Unclear remained the roles played by regulatory bodies in climate risk insurance, and why in Nigeria the most vulnerable are the least insurable?

 

Environmental and Social Impact Assessment

The second workshop supported by the German Ministry of Foreign Affairs is on Environmental and Social Impact Assessment (ESIA) in Nigeria. This event holds on the 1st November, 2016. Since becoming a sovereign nation in 1960, Nigeria has acceded to a series of multilateral environmental agreements, with little local commitment to translating conference paper-work and signatures into practicalities on the ground at home. According to the Food and Agriculture Organisation of the United Nations (FAO), Nigeria had the highest rate of deforestation in the world in 2005. The country is presently among the lowest power generation countries in the world, and surprisingly far lower than many African countries, despite a status as one of the world’s largest oil producers.

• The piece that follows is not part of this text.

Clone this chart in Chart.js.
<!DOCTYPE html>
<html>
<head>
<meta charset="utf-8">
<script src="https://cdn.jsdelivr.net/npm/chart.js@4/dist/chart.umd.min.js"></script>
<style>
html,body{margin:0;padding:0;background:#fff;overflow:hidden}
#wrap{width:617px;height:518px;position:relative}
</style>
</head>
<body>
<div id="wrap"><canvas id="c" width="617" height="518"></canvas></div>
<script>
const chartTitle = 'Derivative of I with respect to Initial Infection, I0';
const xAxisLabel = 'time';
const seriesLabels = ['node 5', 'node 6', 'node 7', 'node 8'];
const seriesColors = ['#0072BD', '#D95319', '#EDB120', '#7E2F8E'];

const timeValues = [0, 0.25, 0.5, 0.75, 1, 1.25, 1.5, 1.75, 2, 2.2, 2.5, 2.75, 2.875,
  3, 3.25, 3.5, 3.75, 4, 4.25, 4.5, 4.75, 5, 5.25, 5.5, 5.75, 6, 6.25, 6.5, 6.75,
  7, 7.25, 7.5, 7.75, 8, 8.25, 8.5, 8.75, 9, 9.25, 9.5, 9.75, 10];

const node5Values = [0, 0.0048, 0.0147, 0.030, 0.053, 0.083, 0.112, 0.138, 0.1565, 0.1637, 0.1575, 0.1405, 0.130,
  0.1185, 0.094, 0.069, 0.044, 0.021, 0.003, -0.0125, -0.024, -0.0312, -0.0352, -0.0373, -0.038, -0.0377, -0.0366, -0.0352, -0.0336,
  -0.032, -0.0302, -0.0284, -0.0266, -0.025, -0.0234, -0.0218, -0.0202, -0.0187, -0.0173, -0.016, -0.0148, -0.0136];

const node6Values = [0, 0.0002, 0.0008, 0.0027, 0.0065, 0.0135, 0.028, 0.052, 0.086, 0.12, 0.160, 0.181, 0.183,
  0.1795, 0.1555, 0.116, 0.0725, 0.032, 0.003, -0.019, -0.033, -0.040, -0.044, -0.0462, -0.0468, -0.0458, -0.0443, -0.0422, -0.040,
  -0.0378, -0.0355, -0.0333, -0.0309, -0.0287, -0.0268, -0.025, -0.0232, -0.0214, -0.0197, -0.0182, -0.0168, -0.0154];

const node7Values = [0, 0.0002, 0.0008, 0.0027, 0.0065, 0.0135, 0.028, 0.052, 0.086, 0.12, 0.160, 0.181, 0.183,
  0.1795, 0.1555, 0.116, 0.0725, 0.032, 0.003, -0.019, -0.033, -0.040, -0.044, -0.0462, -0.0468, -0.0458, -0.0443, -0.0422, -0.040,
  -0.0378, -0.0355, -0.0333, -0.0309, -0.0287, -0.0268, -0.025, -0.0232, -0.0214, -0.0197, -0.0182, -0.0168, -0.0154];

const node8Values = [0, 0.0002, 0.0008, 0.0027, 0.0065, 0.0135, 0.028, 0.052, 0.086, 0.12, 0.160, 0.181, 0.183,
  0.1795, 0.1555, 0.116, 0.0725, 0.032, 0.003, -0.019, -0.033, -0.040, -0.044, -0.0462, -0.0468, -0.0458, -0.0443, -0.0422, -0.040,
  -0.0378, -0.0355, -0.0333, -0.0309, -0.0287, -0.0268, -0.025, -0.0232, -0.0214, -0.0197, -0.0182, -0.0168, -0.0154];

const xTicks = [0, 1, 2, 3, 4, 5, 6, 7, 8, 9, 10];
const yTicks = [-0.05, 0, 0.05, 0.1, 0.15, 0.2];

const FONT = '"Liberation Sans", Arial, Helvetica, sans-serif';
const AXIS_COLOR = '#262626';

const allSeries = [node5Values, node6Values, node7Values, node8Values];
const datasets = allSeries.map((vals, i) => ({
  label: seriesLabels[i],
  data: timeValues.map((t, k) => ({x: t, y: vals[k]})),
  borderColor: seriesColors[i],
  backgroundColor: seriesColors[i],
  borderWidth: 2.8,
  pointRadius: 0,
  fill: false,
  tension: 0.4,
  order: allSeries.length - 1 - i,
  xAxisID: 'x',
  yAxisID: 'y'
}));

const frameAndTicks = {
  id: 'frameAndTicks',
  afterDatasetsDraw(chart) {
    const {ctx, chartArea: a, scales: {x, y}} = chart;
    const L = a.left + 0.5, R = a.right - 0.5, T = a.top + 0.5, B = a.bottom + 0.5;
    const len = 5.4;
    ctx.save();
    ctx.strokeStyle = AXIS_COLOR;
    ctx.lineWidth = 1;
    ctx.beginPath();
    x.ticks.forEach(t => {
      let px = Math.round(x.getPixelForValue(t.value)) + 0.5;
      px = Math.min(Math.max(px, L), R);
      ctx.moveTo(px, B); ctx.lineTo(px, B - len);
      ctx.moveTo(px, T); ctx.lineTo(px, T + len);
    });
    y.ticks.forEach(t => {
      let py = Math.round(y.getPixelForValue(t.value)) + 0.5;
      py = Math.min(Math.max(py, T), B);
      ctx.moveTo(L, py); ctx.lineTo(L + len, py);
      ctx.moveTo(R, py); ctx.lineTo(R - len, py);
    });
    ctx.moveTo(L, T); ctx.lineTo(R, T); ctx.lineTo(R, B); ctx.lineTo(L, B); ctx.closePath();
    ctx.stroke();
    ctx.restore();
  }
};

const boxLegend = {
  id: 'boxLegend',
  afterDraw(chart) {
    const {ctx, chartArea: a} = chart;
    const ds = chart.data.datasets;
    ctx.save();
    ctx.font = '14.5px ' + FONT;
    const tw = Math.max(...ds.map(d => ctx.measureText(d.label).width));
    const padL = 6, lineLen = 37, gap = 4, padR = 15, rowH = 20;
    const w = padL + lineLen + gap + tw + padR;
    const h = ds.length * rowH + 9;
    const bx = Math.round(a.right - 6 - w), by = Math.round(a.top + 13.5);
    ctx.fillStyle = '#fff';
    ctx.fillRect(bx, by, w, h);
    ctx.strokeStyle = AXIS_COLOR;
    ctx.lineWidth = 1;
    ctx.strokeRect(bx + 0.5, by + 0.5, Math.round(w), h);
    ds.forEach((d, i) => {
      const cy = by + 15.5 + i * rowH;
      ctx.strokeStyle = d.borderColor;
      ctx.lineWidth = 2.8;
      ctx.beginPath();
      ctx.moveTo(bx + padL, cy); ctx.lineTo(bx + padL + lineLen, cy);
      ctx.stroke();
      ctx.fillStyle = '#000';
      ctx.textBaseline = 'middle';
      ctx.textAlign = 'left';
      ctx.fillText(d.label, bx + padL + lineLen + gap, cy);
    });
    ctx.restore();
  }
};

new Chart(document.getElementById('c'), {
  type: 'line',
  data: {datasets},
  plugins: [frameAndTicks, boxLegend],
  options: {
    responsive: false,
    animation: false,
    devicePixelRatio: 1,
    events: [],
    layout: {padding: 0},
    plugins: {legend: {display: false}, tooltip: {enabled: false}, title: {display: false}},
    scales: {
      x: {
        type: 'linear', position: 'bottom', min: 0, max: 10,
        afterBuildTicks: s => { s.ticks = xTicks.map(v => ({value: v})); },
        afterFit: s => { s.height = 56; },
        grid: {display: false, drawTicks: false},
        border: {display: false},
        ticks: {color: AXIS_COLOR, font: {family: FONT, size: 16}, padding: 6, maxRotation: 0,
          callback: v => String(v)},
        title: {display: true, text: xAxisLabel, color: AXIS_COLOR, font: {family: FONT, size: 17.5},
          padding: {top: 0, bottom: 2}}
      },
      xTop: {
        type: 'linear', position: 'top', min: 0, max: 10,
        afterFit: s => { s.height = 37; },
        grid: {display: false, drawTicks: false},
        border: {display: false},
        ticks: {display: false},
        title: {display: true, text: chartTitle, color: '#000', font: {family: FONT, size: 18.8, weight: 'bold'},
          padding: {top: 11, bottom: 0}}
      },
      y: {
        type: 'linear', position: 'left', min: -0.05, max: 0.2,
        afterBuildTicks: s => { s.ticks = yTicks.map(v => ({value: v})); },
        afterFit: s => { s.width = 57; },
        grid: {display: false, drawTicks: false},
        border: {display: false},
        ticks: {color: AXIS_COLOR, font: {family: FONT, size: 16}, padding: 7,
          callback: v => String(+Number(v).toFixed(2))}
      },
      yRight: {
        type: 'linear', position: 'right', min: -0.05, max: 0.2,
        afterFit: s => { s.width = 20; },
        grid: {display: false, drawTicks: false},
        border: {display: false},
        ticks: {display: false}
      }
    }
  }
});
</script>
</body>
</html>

In addition to ecologic and economic factors, the health indicators for Nigeria, scripted in National Strategic Health Development Plan (NSHDP) 2010-2015, are among the worst in the world. Nigeria shoulders 10% of the global disease burden. The life expectancy at birth is 47 years (National Demographic and Health Survey, NDHS). There are large variations of infant and child mortality across population sub-groups. In addition to impacts on our natural resource base, Nigerians may experience increased exposure to infectious diseases and water- and food-borne illness, according to the then Minister of Environment (December 2011), Hadiza Ibrahim Mailafia, within the  National Plan of Action on Climate Change for Nigeria (NASPA-CCN) 2012.

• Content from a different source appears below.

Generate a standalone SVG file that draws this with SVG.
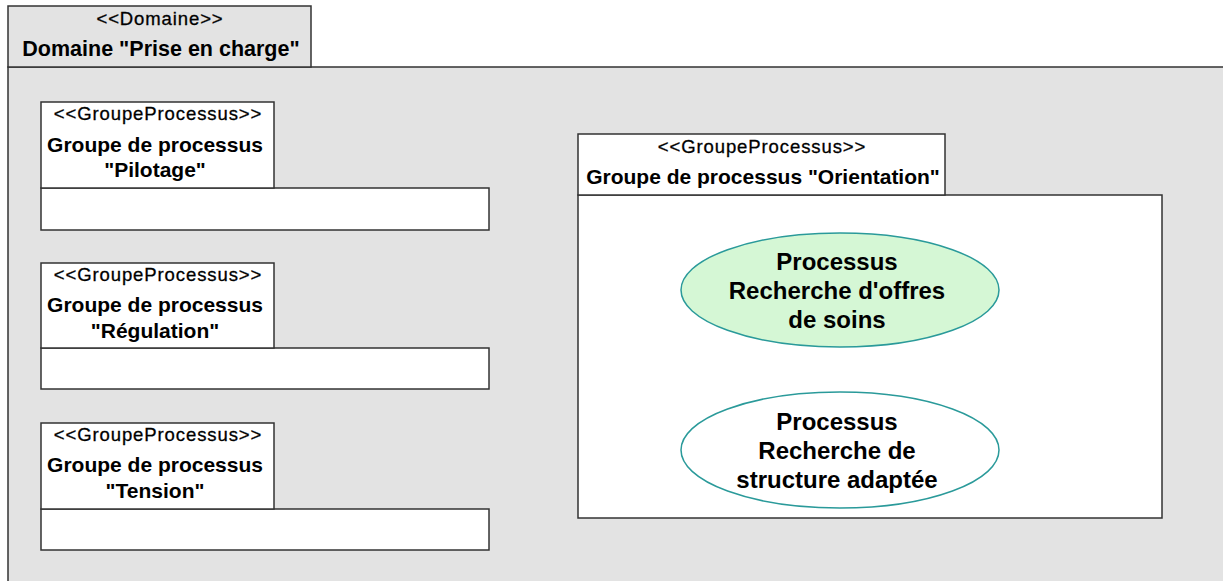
<svg xmlns="http://www.w3.org/2000/svg" width="1223" height="581" viewBox="0 0 1223 581">
  <style>
    .pkg { stroke: #333; stroke-width: 1.5; }
    .outer { fill: #e3e3e3; }
    .inner { fill: #ffffff; }
    .stereo { font-family: "Liberation Sans", Arial, sans-serif; font-size: 18.5px; letter-spacing: 0.9px; fill: #000; stroke: #000; stroke-width: 0.3; text-anchor: middle; }
    .name { font-family: "Liberation Sans", Arial, sans-serif; font-size: 21px; font-weight: bold; fill: #000; text-anchor: middle; }
    .proc { font-family: "Liberation Sans", Arial, sans-serif; font-size: 24px; font-weight: bold; fill: #000; text-anchor: middle; }
    .uc { stroke: #2a9a9a; stroke-width: 1.5; }
  </style>
  <rect width="1223" height="581" fill="#ffffff"/>

  <!-- Domain package -->
  <g id="domaine-prise-en-charge">
    <rect class="pkg outer" x="8" y="67" width="1230" height="530"/>
    <rect class="pkg outer" x="8" y="6" width="303" height="61"/>
    <text class="stereo" x="160" y="25">&lt;&lt;Domaine&gt;&gt;</text>
    <text class="name" x="161" y="56" style="font-size:21.5px">Domaine "Prise en charge"</text>
  </g>

  <!-- Process group: Pilotage -->
  <g id="groupe-pilotage">
    <rect class="pkg inner" x="41" y="188" width="448" height="42"/>
    <rect class="pkg inner" x="41" y="102" width="233" height="86"/>
    <text class="stereo" x="158" y="120">&lt;&lt;GroupeProcessus&gt;&gt;</text>
    <text class="name" x="155" y="152">Groupe de processus</text>
    <text class="name" x="155" y="177">"Pilotage"</text>
  </g>

  <!-- Process group: Régulation -->
  <g id="groupe-regulation">
    <rect class="pkg inner" x="41" y="348" width="448" height="41"/>
    <rect class="pkg inner" x="41" y="263" width="233" height="85"/>
    <text class="stereo" x="158" y="281">&lt;&lt;GroupeProcessus&gt;&gt;</text>
    <text class="name" x="155" y="312">Groupe de processus</text>
    <text class="name" x="155" y="338">"Régulation"</text>
  </g>

  <!-- Process group: Tension -->
  <g id="groupe-tension">
    <rect class="pkg inner" x="41" y="509" width="448" height="41"/>
    <rect class="pkg inner" x="41" y="423" width="233" height="86"/>
    <text class="stereo" x="158" y="441">&lt;&lt;GroupeProcessus&gt;&gt;</text>
    <text class="name" x="155" y="472">Groupe de processus</text>
    <text class="name" x="155" y="498">"Tension"</text>
  </g>

  <!-- Process group: Orientation -->
  <g id="groupe-orientation">
    <rect class="pkg inner" x="578" y="195" width="584" height="323"/>
    <rect class="pkg inner" x="578" y="134" width="367" height="61"/>
    <text class="stereo" x="762" y="153">&lt;&lt;GroupeProcessus&gt;&gt;</text>
    <text class="name" x="763" y="184">Groupe de processus "Orientation"</text>
  </g>

  <g id="processus-recherche-offres">
    <ellipse class="uc" cx="840" cy="290" rx="159" ry="57" fill="#d5f7d5"/>
    <text class="proc" x="837" y="270">Processus</text>
    <text class="proc" x="837" y="299">Recherche d'offres</text>
    <text class="proc" x="837" y="328">de soins</text>
  </g>

  <g id="processus-recherche-structure">
    <ellipse class="uc" cx="840" cy="450" rx="159" ry="58" fill="#ffffff"/>
    <text class="proc" x="837" y="430">Processus</text>
    <text class="proc" x="837" y="459">Recherche de</text>
    <text class="proc" x="837" y="488">structure adaptée</text>
  </g>

  <g id="connecteurs"></g>
</svg>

President Buhari’s signing of the Paris Agreement recently, on 22nd September, 2016, and his declaration that the impacts of climate change would be reversed in Nigeria, suggest that the nation’s economic growth must henceforth be driven by a suite of policies and governance mechanisms targeted at reducing carbon and ecological footprints. In principle, a low carbon economy appears to be desirable, but how exactly will Nigeria go about it, particularly as a comprehensive government blueprint of sequential plans of action on the subject is still non-existent? This perspective makes it difficult to re-invigorate international commitments on multilateral environmental and climate change agreements at the national level.

Are Nigerian businesses and their supportive banks, for example, committed to any forms of corporate environmental and social responsibilities? Do financial houses demand transparent and impeccable environmental and social impact assessments prior to making loans and other forms of financial support available to those construction companies clearing forests, draining wetlands and dredging coastal marine ecosystems?  Green economies need green forests. Who will clean up the lagoon at Lagos? The diffuse themes of this workshop are therefore coalesced and encapsulated in the simple question: How will environmental and social impact assessments, and ancillary land use regulations in Nigeria deliver the climate compatible development of a green economy? It raises wide but fundamental questions of baseline and situation analysis, innovations, projections and needs assessments; what has been, and what should be; diagnostic guidance and prognostic philosophy.